Kultivator — pdf
Location: Dyestad, island Öland, Sweden
Operative since: 2005
Practice organised: legally as a company, in fact work as an independent group
http://kultivator.org
Kultivator is an experimental cooperation of organic farming and visual art practice, situated in rural village Dyestad, on the island Öland on the southeast coast of Sweden. It was founded in 2005 by artists Mathieu Vrijman, Malin Lindmark Vrijman and Marlene Lindmark and farmers Henric Stigeborn and Maria Lindmark, and is now an open group, with members varying from project to project. Kultivator initiate and execute projects, exhibitions and workshops that explore possible alternative narratives within art and farming, with the members and/or invited guests and the public. At site on Öland, Kultivator has a residency, exhibition space and a dairy farm with 30 cows + chicken, ducks, sheep and horses. Since the start in 2005, approximately 80 artists, researchers and farmers has visited and worked on the premises.
What desires, values and elements of support/discouragement made your practice evolve over time?
We had the desire to create a place for the interaction between art and agriculture and to make up alternative solutions for a future society by combining the two. We were discouraged in that to some extent because of a lack of engagement from the local authorities, a non-support. A positive element of evolution for us was a big public interest, and a big interest from art spaces and artists in Sweden and also internationally. Together, these things made us evolve into more of a travelling group than we initially meant to.
What, in your case, are the advantages and disadvantages, strengths and weaknesses of working collectively?
Much of the core of our idea is collective: the collaboration between very different disciplines, and the urge always to share both work and experience with many. So the strength of collaboration sits both in the idea and in practice. Since we do not usually operate with big sums of money, the resources of many hands are a necessity to make large projects happen. A weakness can be that sometimes during work processes time is “lost” in coordination and discussion, or in misunderstandings. A challenge is also to bring the ideology of Kultivator and its history to new workers and thinkers in order to allow them to be more free to make their own decisions.
How do you deal with money and wages between the components of your group? How do you deal with tensions and power relations within your group?
When we have funding for a project, we divide the fees and/or salary between those actually making the work at that time. We don’t have much power-related tension, and the tensions that might exist are more about direction and artistic choice. Those are solved by continuous talking and discussing, and we have always managed to solve disagreements. We work very well on compromise!
How do you access meaningful commissioned work and how do you finance and carve-out time for self-initiated projects? What strategies and tactics are you making use of?

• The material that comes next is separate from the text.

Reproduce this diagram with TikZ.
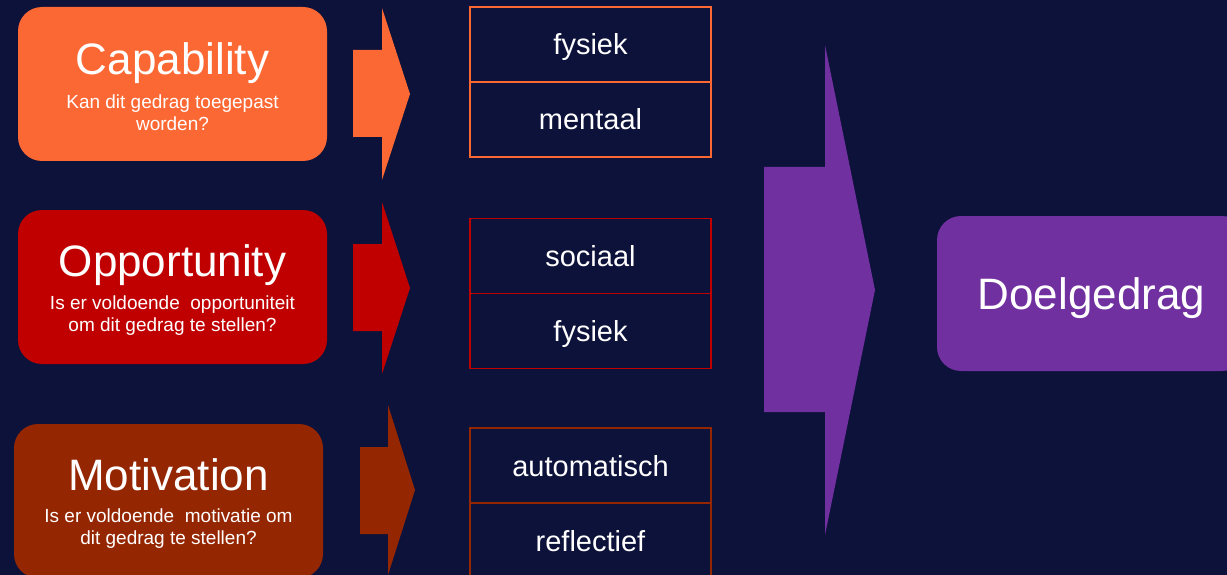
\documentclass[tikz,border=0pt]{standalone}
\usepackage{fontspec}
\setmainfont{Liberation Sans}
\usetikzlibrary{positioning}

\definecolor{achtergrond}{RGB}{13,18,58}
\definecolor{oranje}{RGB}{252,104,52}
\definecolor{rood}{RGB}{192,0,0}
\definecolor{bruin}{RGB}{148,38,2}
\definecolor{paars}{RGB}{112,48,160}

\newcommand{\kop}[1]{{\fontsize{44}{44}\selectfont #1}}

\begin{document}
\begin{tikzpicture}[
        x=1pt, y=-1pt,
        bron/.style={rectangle, rounded corners=24pt, minimum width=309pt, minimum height=154pt, inner sep=0pt, align=center, text=white, font=\fontsize{19}{22}\selectfont},
        deel/.style={rectangle, draw, line width=1.8pt, outer sep=0pt, minimum width=241pt, minimum height=75pt, text height=21pt, text depth=0pt, text=white, font=\fontsize{29}{32}\selectfont},
        pijl/.style={draw=none}
    ]
        \useasboundingbox (0,0) rectangle (1227,575);
        \fill[achtergrond] (0,0) rectangle (1227,575);

        % COM-B blokken
        \node[bron, fill=oranje] (capability) at (172.5,84) {};
        \node[text=white, align=center, font=\fontsize{19}{22}\selectfont] (capabilityT) at (172.5,87) {\kop{Capability}\\[10pt]Kan dit gedrag toegepast\\worden?};
        \node[bron, fill=rood] (opportunity) at (172.5,287) {};
        \node[text=white, align=center, font=\fontsize{19}{22}\selectfont] (opportunityT) at (172.5,290) {\kop{Opportunity}\\[10pt]Is er voldoende~ opportuniteit\\om dit gedrag te stellen?};
        \node[bron, fill=bruin] (motivation) at (168.5,501) {};
        \node[text=white, align=center, font=\fontsize{19}{22}\selectfont] (motivationT) at (168.5,504) {\kop{Motivation}\\[10pt]Is er voldoende~ motivatie om\\dit gedrag te stellen?};

        % blokpijlen
        \fill[pijl, oranje] (353,50) -- (382,50) -- (382,8) -- (410,94) -- (382,180) -- (382,137) -- (353,137) -- cycle;
        \fill[pijl, rood] (353,244) -- (382,244) -- (382,202) -- (410,288) -- (382,374) -- (382,331) -- (353,331) -- cycle;
        \fill[pijl, bruin] (360,447) -- (388,447) -- (388,405) -- (415,490) -- (388,575) -- (388,534) -- (360,534) -- cycle;
        \fill[pijl, paars] (764,167) -- (825,167) -- (825,45) -- (875,290) -- (825,535) -- (825,412) -- (764,412) -- cycle;

        % onderdelen
        \node[deel, draw=oranje] (fysiekC) at (590.5,44.5) {fysiek};
        \node[deel, draw=oranje, below=0pt of fysiekC] (mentaal) {mentaal};
        \node[deel, draw=rood] (sociaal) at (590.5,256) {sociaal};
        \node[deel, draw=rood, below=0pt of sociaal] (fysiekO) {fysiek};
        \node[deel, draw=bruin] (automatisch) at (590.5,465.5) {automatisch};
        \node[deel, draw=bruin, below=0pt of automatisch] (reflectief) {reflectief};

        \node[bron, fill=paars, minimum height=155pt, text depth=0pt, font=\fontsize{44}{44}\selectfont] (doel) at (1091.5,293.5) {Doelgedrag};
    \end{tikzpicture}
\end{document}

We have been lucky to be able to choose between commissions offered to us. The time to carve out our self-proposed projects has to be found in between paid works. We do not have another strategy other than to formulate what we want, apply for funding and then hope to receive support. Very often our projects are woven together so that the previous one supports the next, which could be called a strategy, but is probably more conceptual. We also try to work with bigger institutions like art museums, colleges and so on, and make them partners of larger projects in order to lose some of the administration.
How do you organise your time between work and non-work? What systems do you use to keep track of where you invest your time?
Unfortunately, no system. And no line between work and non-work time.
How does your current working and living environment (geographic location, spatial arrangement) reflect (or otherwise) the ethos, methods and dynamics of your practice?
The whole building up of physical spaces and of professional network reflects our ethos very much, since our place is a vital part of our work.
Please draw a diagram of all the elements and structures that support your design practice? Can you also include elements that “threaten” your practice?
Hm, I may not be really able to do that… But I can list something like this:
Support and threats (in order of size)
– unpaid work of members of the group –> risk of less quality because of too much work,
– unpaid work of students –> risk of less quality because of less experience
– arts funds, art grants supporting our own projects –> too much administration and financial risk
– paid commissions from institutions
– food, fuel and the space of the farm –> needs to be returned
– work of family
– work of visiting artists
The interview was conducted in May 2014.